● STATED GOAL: Look for the word "matplotlib" in the entries below, then copy every line that has it.

● GIVEN RECORDS:
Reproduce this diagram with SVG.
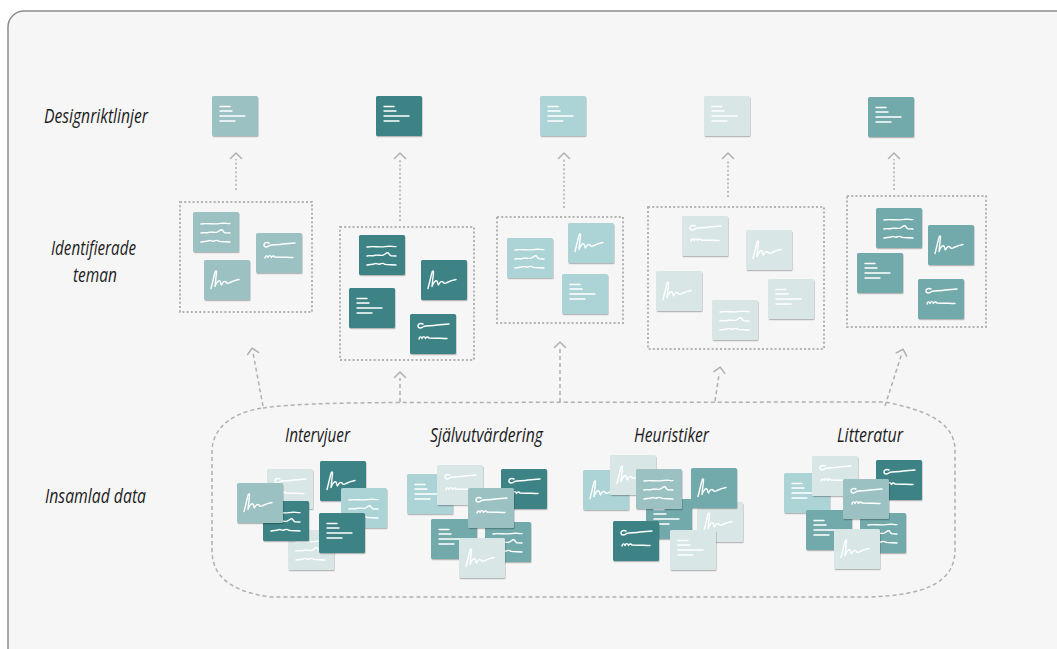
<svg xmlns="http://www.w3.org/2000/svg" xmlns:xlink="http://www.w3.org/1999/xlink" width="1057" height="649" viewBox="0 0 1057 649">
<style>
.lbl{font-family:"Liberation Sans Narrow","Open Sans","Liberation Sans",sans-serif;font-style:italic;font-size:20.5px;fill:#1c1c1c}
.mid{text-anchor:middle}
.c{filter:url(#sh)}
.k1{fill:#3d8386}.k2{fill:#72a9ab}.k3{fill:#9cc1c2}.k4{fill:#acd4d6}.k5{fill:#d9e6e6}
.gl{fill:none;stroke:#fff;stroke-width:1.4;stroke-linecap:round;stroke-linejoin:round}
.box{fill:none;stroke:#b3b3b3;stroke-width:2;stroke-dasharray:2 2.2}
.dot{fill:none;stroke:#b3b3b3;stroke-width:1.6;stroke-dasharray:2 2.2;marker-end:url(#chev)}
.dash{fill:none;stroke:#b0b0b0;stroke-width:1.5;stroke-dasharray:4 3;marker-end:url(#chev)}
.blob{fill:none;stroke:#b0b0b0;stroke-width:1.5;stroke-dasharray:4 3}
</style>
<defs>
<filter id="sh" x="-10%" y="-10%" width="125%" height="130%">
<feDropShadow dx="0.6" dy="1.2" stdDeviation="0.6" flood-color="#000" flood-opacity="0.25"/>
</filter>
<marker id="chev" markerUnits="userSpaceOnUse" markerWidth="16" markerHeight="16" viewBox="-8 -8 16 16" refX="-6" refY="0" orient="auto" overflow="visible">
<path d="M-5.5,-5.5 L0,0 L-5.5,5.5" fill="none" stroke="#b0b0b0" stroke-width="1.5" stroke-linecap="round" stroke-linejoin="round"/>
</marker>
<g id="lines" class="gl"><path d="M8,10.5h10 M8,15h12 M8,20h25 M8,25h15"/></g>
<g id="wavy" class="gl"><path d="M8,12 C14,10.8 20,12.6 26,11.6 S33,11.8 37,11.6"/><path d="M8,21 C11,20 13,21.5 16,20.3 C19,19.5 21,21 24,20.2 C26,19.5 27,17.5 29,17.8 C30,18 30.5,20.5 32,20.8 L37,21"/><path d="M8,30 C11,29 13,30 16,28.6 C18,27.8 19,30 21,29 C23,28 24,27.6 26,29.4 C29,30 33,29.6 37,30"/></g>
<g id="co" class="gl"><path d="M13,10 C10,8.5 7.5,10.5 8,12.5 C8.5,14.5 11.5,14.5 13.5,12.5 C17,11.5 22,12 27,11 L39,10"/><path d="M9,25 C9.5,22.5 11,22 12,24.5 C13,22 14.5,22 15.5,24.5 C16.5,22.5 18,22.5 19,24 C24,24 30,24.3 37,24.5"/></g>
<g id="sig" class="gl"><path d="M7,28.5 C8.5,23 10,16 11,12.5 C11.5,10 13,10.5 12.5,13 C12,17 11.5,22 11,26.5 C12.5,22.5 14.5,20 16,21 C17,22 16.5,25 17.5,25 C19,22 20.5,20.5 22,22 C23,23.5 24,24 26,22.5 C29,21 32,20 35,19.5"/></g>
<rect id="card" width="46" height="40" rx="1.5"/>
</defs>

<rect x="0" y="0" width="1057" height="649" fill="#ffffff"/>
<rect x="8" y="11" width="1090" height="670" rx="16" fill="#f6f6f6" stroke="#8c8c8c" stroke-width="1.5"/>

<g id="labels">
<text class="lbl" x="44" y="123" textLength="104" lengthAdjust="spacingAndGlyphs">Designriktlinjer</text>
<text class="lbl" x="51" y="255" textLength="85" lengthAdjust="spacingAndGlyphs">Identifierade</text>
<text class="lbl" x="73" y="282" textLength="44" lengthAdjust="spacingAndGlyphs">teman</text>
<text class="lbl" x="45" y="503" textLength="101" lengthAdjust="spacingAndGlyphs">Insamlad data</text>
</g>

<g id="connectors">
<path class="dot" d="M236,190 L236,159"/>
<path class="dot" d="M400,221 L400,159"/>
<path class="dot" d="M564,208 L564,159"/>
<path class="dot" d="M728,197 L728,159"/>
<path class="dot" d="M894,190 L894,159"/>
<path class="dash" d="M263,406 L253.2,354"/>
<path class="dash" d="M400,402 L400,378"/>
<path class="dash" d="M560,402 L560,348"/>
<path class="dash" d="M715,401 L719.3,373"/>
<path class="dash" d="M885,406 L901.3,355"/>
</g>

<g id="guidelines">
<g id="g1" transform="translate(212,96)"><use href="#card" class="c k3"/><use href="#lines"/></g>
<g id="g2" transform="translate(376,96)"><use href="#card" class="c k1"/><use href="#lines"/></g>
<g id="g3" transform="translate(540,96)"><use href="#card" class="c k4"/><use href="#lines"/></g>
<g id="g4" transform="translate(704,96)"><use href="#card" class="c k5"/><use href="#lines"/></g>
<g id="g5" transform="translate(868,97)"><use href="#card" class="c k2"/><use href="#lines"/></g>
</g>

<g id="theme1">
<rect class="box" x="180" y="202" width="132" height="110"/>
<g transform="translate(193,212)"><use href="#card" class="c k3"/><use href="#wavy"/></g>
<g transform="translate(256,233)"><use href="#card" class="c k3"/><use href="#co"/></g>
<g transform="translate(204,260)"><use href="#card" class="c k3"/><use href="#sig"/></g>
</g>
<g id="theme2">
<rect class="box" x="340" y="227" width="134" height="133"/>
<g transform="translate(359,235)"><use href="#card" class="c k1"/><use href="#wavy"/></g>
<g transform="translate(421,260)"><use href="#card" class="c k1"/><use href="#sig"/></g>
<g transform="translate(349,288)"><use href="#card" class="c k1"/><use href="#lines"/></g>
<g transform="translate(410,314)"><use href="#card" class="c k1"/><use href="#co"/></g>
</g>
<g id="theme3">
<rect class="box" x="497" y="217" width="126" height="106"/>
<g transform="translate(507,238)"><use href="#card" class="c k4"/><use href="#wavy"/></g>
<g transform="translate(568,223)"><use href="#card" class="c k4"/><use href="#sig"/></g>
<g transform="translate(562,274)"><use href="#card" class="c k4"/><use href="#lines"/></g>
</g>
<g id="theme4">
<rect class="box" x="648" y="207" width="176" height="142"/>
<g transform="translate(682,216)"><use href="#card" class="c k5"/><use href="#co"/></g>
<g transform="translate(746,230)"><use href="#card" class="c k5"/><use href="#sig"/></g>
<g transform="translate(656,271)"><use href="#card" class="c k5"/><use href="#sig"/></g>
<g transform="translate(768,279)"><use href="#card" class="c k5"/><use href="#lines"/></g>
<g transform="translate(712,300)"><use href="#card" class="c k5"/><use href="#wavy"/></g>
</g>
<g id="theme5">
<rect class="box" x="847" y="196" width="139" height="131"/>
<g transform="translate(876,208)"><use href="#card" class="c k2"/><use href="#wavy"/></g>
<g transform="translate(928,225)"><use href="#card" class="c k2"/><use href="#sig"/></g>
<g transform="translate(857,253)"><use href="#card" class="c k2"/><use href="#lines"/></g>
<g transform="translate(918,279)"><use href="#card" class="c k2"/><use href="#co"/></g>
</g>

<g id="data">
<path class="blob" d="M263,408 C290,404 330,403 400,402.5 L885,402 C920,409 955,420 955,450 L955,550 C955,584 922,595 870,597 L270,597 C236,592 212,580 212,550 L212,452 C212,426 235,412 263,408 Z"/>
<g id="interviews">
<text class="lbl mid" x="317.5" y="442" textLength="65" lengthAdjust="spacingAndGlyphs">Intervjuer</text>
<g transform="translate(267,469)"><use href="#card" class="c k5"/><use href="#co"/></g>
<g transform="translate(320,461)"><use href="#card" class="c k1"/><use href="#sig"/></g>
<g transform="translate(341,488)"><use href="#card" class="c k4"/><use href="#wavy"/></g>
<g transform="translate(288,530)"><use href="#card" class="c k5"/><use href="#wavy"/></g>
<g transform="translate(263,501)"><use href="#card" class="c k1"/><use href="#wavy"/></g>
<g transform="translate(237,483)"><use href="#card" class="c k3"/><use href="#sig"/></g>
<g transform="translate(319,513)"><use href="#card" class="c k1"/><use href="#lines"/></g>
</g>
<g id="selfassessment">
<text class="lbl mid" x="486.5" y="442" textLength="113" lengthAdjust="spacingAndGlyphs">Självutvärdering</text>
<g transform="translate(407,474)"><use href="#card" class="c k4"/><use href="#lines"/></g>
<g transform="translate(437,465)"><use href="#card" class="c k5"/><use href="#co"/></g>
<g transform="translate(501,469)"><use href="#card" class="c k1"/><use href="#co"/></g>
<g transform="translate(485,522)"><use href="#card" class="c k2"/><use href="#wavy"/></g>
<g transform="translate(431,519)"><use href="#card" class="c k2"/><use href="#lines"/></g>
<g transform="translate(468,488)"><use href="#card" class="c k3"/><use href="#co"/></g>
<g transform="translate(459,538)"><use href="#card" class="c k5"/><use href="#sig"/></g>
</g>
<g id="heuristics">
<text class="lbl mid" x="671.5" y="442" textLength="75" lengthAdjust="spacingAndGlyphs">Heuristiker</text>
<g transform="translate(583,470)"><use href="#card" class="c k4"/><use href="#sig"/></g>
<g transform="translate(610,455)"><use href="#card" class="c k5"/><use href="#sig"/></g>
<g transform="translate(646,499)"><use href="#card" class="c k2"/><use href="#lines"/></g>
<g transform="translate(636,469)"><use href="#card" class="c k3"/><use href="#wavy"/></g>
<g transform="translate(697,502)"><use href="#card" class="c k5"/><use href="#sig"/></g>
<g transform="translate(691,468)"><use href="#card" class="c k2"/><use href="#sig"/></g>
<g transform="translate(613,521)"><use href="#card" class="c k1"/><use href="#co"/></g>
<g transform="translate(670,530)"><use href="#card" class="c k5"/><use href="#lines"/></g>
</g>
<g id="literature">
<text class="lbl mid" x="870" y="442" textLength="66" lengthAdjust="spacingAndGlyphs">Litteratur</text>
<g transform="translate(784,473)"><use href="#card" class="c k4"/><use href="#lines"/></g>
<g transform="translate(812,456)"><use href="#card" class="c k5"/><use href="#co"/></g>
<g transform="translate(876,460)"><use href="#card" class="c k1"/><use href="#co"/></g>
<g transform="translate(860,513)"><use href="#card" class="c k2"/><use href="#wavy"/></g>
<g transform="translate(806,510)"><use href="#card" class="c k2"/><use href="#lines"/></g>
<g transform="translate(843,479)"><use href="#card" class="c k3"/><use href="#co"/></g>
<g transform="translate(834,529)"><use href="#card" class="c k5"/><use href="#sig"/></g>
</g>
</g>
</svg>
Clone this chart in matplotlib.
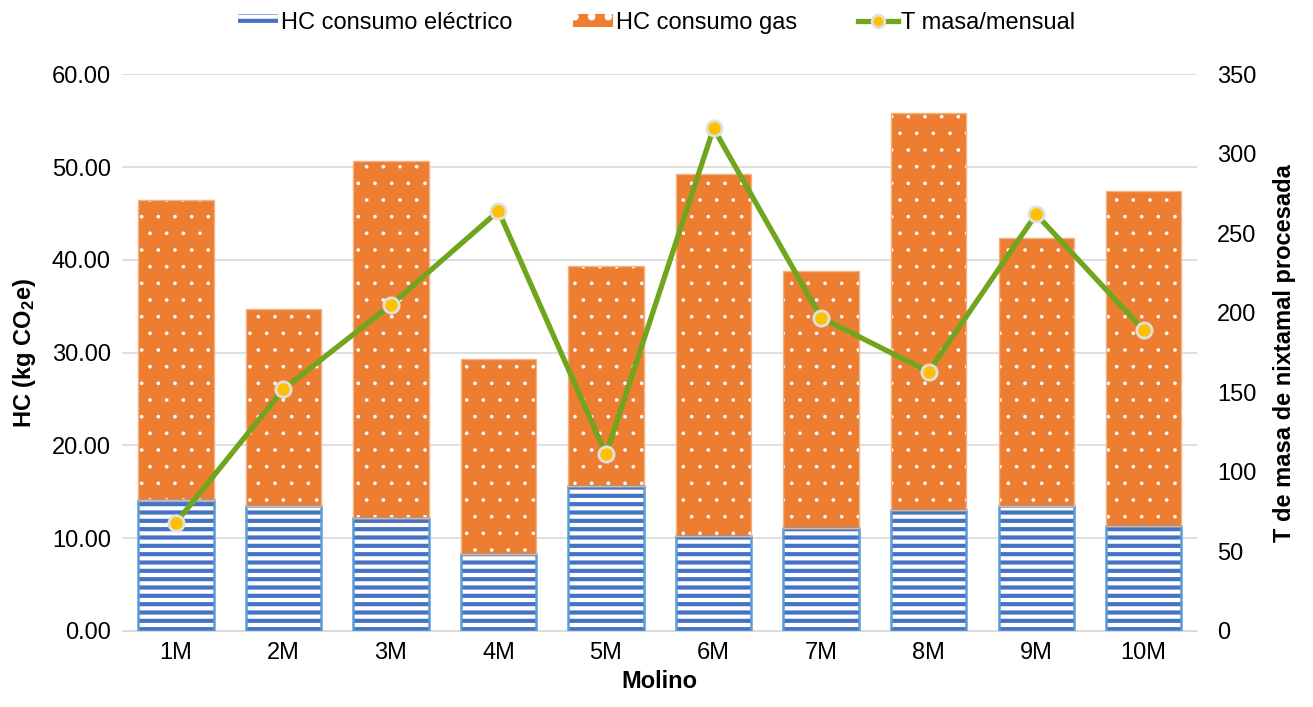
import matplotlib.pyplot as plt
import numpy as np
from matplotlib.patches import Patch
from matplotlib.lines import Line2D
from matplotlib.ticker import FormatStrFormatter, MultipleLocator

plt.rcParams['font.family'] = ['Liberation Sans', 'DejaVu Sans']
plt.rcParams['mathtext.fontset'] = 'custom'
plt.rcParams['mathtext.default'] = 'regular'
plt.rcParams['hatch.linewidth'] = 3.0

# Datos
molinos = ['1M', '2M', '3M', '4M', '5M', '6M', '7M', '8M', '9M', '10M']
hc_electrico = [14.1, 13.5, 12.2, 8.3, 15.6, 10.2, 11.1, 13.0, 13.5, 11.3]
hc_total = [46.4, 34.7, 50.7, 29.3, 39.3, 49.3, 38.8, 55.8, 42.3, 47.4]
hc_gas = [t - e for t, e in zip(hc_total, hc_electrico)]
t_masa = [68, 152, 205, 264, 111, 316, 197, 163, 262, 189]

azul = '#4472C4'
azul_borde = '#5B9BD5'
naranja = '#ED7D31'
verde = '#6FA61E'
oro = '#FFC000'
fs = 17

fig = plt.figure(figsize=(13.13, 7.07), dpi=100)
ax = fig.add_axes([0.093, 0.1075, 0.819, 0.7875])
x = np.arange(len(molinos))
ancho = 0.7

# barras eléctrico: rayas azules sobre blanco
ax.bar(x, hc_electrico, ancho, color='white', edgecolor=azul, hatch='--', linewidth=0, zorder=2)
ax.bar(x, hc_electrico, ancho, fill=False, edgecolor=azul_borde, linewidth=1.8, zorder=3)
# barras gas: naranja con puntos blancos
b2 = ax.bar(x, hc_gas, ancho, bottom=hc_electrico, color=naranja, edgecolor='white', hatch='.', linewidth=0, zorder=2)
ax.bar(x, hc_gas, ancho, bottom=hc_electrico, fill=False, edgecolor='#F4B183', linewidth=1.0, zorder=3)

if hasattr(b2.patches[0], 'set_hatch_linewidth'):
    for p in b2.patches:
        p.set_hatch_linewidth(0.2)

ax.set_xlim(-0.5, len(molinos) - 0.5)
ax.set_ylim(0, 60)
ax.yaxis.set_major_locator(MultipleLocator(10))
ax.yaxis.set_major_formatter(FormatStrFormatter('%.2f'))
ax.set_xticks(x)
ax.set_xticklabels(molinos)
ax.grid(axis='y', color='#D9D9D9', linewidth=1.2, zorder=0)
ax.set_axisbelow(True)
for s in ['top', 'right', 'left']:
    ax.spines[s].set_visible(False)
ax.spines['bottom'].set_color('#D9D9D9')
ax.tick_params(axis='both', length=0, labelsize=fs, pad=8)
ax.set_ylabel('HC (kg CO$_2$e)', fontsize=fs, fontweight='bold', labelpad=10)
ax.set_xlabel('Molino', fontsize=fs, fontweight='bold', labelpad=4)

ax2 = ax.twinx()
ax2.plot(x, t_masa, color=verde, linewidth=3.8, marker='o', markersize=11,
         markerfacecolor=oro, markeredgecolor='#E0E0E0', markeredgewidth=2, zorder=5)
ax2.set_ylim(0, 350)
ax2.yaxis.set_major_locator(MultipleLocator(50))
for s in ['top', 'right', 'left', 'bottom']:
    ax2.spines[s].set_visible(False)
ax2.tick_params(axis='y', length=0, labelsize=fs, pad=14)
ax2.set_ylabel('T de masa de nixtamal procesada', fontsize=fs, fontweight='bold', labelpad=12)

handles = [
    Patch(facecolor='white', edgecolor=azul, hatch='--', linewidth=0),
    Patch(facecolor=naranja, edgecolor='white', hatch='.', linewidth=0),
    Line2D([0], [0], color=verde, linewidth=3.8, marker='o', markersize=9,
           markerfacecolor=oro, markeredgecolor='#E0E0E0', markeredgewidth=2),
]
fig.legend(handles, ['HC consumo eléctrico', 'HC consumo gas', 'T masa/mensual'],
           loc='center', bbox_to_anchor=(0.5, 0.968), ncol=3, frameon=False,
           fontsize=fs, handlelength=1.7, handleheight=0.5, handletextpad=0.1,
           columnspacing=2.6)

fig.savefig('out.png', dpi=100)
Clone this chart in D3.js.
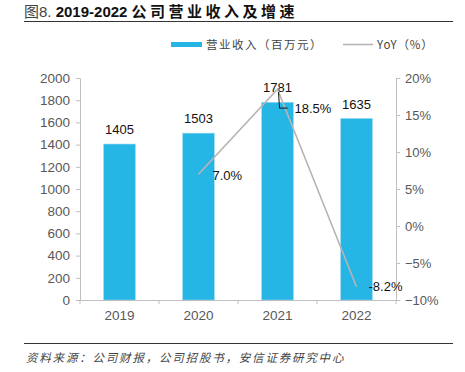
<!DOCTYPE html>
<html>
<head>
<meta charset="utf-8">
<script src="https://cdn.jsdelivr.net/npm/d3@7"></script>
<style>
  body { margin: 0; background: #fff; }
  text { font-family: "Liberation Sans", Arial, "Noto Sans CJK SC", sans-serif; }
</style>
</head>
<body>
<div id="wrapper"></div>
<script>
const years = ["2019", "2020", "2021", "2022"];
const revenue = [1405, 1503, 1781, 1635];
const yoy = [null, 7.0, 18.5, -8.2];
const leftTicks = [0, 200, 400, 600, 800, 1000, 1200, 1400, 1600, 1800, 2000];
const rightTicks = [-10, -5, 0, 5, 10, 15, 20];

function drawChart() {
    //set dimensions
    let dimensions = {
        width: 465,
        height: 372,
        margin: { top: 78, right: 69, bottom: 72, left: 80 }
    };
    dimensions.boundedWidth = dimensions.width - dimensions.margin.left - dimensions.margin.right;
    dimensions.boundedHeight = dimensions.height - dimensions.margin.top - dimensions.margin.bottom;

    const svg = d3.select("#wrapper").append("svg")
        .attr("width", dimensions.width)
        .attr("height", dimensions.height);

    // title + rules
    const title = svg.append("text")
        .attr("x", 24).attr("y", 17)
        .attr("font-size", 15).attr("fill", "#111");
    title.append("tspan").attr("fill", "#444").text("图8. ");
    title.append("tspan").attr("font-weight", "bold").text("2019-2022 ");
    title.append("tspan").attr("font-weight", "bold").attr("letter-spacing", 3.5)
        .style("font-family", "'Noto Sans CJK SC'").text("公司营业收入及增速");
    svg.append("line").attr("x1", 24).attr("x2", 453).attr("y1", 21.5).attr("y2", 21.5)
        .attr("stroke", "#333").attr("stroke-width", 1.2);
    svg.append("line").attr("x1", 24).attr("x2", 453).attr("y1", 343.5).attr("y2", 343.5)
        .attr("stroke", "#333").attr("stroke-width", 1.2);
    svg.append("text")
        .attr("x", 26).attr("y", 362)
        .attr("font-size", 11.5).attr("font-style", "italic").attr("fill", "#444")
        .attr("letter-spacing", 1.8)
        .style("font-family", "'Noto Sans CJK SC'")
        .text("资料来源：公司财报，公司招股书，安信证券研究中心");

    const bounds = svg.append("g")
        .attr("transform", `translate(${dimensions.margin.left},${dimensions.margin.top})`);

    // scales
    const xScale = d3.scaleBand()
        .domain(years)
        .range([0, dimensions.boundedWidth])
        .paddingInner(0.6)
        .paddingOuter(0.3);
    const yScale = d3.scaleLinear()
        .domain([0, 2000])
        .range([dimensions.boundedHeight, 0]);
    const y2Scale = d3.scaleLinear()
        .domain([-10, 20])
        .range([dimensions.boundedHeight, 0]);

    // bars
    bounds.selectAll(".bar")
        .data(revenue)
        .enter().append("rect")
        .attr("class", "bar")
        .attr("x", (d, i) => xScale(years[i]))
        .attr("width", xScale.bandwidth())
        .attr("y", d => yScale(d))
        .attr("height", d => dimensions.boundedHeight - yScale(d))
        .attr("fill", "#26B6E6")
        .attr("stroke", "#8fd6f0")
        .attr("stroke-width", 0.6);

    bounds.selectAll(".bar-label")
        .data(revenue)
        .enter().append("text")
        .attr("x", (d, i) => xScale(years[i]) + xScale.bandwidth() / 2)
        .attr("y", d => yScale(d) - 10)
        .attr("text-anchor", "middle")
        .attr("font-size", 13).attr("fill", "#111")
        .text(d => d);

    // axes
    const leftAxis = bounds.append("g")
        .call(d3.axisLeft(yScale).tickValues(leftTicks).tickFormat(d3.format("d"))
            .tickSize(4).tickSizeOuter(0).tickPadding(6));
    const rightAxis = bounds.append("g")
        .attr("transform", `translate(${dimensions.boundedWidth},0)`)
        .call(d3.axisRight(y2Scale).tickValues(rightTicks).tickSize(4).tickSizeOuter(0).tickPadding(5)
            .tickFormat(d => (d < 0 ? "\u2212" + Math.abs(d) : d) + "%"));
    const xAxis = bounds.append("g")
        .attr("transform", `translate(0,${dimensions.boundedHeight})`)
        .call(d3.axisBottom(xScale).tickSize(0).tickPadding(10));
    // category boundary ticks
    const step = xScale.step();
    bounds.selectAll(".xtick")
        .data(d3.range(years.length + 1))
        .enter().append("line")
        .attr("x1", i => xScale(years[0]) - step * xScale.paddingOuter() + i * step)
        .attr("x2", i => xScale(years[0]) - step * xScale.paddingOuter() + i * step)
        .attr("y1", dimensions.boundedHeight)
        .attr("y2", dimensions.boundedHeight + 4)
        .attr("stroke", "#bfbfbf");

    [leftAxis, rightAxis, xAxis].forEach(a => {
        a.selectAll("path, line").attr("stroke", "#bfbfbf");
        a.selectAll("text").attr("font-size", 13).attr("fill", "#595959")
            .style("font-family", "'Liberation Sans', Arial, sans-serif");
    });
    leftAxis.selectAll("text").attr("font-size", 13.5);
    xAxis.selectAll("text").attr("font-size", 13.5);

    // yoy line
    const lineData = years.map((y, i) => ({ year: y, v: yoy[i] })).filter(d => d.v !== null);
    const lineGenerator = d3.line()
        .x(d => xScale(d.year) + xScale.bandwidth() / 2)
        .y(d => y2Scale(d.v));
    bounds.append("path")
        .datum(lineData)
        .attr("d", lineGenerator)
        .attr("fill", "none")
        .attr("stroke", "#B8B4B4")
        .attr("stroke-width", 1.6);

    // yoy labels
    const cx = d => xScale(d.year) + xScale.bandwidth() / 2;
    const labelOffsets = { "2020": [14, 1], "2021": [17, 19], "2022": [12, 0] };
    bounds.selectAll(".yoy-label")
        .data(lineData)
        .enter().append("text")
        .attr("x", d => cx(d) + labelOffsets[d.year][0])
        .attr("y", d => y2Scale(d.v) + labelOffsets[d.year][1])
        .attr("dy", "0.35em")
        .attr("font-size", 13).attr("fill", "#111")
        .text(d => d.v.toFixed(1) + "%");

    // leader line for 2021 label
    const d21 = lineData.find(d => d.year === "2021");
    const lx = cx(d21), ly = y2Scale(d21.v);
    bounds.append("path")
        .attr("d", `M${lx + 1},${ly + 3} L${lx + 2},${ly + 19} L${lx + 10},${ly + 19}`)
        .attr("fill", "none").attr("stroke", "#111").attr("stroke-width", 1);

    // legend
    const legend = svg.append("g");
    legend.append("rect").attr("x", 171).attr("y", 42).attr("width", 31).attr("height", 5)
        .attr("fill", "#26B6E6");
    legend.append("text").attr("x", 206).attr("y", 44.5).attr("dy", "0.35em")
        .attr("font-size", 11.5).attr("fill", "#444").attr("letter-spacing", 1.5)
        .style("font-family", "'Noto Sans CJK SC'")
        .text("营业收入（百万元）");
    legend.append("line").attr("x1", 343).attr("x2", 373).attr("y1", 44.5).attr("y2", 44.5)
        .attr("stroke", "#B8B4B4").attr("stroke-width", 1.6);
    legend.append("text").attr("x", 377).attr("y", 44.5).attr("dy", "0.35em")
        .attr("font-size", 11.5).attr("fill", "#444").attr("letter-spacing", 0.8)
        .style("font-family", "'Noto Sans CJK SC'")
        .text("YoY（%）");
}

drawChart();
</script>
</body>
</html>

● WORKED ANSWER:
Clone this chart in matplotlib.
import matplotlib.pyplot as plt
from matplotlib.patches import Patch
from matplotlib.lines import Line2D
from matplotlib.ticker import FormatStrFormatter, MultipleLocator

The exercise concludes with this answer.